On joy as eschatological fullness: St. Thomas Aquinas, in his commentary on John 15, identifies gaudium plenum (full joy) as the beatific participation in God's own delight in Himself — a joy that begins in grace and is consummated in glory. John's "that our joy may be made full" points toward this eschatological horizon: Christian community, even now, is an anticipation of the face-to-face vision of God (1 Corinthians 13:12; 1 John 3:2).
In an age of digital saturation — where Christian community is increasingly mediated through screens, podcasts, social media threads, and text messages — John's deliberate choice of face-to-face encounter over "paper and ink" is urgently countercultural. The Church's wisdom here is not technophobia but a hierarchy of goods: written and digital communication can serve the faith, but they cannot replace the embodied encounter for which we were made.
Practically, this passage challenges Catholics to examine the texture of their parish and family life. Do we treat the Sunday assembly as optional, satisfiable by a livestream? Do we allow digital "community" to substitute for the harder, richer work of physical presence — visiting the sick, sharing a meal, sitting with the grieving? John's joy is not a private, interior emotion; it is made full only in mutual, bodily presence.
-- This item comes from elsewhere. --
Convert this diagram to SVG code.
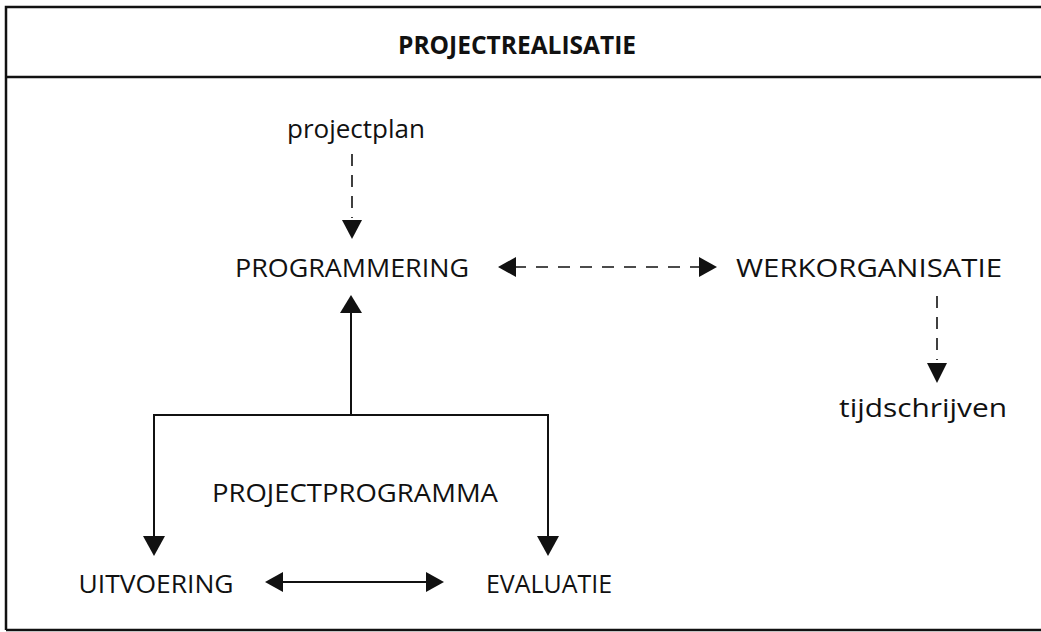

For catechists, small group leaders, and priests, these verses offer a mandate: the most important things cannot be fully taught on a worksheet or a video. They require the living voice, the physical gathering, the shared table. The letter is a bridge to the visit — not its replacement. Let every Catholic communication, however excellent, be ordered toward the deeper communion it cannot itself provide.
The closing "Amen" — absent in some manuscripts but present in others — functions as a liturgical seal, suggesting that these letters circulated in, and were read aloud within, the worshipping assembly. This is the living voice of the Church signing off upon itself.